Din Ming Seto, sophomore in education, said she came out to volunteer at Family Fun Night because the idea of the fun night is an important way to spend time with kids and get away from the media – which can sometimes negatively influence children.

She said even though some violent and sexually explicit television shows give the ratings before it is shown, the ratings don’t stop kids from watching. So events like this can give children something more productive to do.

Seto also said she believes this is why it is important for parents to become active and monitor their children’s television viewing.

Tanya Durst, a mother who will graduate from Parkland College this spring, said she believes television is an “overrated form of easy entertainment.”

Durst said she and her daughters came out on Monday night because she wants her children to understand that there are more important things they need to learn, versus being immobile in front of a television set.

“There’s more things to do … homework, yard work, reading,” Durst said, as she played a board game with her daughters.

She said she allows her two daughters, 12-year-old Shawna and eight-year-old Brittianie, to have some freedom when it comes to choosing what television shows to watch, but she makes sure her daughters understand that not everything they see is appropriate and they are not to act out or repeat something just because it’s on television.

She described television as a visual aspect that has more influence on children than almost anything else.

“It (television) is my favorite thing to do,” said Brittianie, as her mother explained to her the importance of doing more engaging activities.

As he played basketball with his father in the school’s gym, Devin Frisby of UMS said his father taught him that family time is more important than watching television.

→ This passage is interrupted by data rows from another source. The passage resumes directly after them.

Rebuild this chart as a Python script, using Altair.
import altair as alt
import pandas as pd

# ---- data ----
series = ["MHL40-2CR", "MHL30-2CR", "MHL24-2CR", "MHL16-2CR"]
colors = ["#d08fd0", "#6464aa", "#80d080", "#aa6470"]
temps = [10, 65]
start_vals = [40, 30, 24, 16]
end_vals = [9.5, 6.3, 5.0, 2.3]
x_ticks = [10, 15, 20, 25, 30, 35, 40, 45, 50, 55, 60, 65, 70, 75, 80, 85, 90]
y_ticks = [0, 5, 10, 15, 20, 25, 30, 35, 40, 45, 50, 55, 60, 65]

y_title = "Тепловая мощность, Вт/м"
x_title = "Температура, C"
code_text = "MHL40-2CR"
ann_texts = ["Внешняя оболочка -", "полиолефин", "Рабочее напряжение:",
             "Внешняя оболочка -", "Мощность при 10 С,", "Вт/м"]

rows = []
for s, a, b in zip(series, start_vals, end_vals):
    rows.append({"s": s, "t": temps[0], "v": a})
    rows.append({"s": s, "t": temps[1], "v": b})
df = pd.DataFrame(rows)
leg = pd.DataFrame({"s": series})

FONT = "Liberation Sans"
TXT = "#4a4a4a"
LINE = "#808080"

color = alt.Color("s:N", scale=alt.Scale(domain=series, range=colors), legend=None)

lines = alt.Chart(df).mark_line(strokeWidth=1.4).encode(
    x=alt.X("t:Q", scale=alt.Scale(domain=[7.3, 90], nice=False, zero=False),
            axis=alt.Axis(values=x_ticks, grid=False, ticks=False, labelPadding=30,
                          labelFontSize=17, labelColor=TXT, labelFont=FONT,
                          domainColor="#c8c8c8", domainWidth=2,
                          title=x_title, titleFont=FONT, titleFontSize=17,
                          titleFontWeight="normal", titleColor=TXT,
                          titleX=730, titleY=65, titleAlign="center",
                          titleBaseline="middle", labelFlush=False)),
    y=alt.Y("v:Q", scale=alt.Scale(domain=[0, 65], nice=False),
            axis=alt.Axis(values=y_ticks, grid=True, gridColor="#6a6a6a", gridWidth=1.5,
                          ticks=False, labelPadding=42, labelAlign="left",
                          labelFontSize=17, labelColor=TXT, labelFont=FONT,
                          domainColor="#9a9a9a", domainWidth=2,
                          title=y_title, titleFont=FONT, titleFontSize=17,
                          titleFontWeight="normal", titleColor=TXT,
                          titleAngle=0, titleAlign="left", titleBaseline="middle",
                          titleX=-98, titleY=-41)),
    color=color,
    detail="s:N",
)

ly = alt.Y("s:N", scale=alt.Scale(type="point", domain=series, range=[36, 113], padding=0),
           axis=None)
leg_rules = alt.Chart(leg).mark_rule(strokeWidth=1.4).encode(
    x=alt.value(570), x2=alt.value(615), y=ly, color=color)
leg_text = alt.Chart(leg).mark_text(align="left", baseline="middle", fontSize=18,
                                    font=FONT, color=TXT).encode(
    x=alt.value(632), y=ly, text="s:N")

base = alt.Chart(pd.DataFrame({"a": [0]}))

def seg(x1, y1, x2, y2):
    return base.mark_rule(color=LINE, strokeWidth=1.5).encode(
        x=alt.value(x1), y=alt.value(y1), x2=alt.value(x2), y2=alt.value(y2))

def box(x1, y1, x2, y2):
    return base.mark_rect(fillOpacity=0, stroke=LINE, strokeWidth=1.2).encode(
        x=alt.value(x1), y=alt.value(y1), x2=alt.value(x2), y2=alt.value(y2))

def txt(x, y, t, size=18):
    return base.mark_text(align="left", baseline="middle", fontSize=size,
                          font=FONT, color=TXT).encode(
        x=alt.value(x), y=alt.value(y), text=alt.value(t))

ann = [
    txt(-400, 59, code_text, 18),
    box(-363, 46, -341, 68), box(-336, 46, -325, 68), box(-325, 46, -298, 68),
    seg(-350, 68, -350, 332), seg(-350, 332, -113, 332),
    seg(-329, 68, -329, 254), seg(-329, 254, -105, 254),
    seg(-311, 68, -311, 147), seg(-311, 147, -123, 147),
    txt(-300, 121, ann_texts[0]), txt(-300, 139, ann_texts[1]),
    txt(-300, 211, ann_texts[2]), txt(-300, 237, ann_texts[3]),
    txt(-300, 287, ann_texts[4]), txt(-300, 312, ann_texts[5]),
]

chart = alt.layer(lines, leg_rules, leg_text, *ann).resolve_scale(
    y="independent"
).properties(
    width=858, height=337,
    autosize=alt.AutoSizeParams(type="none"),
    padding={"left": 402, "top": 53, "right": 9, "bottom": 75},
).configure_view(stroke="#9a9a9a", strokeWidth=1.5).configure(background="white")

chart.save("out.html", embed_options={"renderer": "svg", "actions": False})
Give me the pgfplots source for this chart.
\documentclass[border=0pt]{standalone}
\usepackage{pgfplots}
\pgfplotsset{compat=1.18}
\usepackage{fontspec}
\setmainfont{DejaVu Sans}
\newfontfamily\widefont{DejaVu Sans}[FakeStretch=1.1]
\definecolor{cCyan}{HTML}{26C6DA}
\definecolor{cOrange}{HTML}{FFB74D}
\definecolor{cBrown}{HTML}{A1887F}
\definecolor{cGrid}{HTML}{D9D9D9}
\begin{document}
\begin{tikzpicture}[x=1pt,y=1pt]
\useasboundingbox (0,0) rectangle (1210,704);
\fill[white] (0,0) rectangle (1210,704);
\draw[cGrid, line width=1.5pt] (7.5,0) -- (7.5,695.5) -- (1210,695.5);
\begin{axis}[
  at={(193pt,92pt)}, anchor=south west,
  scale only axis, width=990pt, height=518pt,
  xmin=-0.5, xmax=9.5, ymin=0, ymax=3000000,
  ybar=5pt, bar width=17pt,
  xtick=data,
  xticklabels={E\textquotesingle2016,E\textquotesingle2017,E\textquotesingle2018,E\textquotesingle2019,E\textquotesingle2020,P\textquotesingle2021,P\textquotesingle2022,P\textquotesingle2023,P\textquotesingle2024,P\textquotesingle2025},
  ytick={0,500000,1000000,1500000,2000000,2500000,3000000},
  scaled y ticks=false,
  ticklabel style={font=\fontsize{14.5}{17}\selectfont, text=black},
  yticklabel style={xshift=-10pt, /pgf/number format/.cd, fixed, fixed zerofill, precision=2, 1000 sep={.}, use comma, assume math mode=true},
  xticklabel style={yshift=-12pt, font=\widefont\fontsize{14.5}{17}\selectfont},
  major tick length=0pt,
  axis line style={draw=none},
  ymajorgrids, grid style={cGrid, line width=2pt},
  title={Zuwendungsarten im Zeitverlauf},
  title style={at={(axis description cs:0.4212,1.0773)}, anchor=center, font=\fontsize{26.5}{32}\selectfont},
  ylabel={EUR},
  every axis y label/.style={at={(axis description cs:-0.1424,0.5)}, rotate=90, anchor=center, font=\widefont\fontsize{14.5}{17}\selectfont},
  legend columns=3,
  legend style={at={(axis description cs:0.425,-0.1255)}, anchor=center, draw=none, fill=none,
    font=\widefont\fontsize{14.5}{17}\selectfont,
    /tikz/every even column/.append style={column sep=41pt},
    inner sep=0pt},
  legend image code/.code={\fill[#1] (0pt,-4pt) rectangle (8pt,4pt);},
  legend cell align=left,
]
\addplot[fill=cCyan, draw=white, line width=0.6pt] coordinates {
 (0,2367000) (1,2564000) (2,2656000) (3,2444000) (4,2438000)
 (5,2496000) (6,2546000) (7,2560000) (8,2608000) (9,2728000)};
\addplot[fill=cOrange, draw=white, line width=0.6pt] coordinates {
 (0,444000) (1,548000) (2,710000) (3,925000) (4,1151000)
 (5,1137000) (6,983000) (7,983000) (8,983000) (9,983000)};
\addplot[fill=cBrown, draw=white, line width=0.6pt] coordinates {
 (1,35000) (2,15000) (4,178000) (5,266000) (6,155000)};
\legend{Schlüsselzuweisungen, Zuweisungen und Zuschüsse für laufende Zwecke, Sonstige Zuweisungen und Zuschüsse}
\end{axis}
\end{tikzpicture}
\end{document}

He said even though there are a lot of shows that he loves, he will try his best to not watch television all week.

His father, Eric Frisby, said he thinks National TV Turn-Off Week is an excellent idea because it brings the family together and he spends time with his son that they wouldn’t normally spend.

Eric Frisby said even though some shows have descent and appropriate content, he teaches his son to become more active and be more creative with his time.

The principal of UMS, Nancy Clinton, said she hopes this week will help people make more intelligent decisions about their television shows and help families reconnect.

She said a lot of behaviors that are inappropriate in school are becoming common, in her opinion, because of the exposure of too much video games, television and other media influences.

“We have to remind our parents that there are more important things to do with their family besides watching TV,” Clinton said.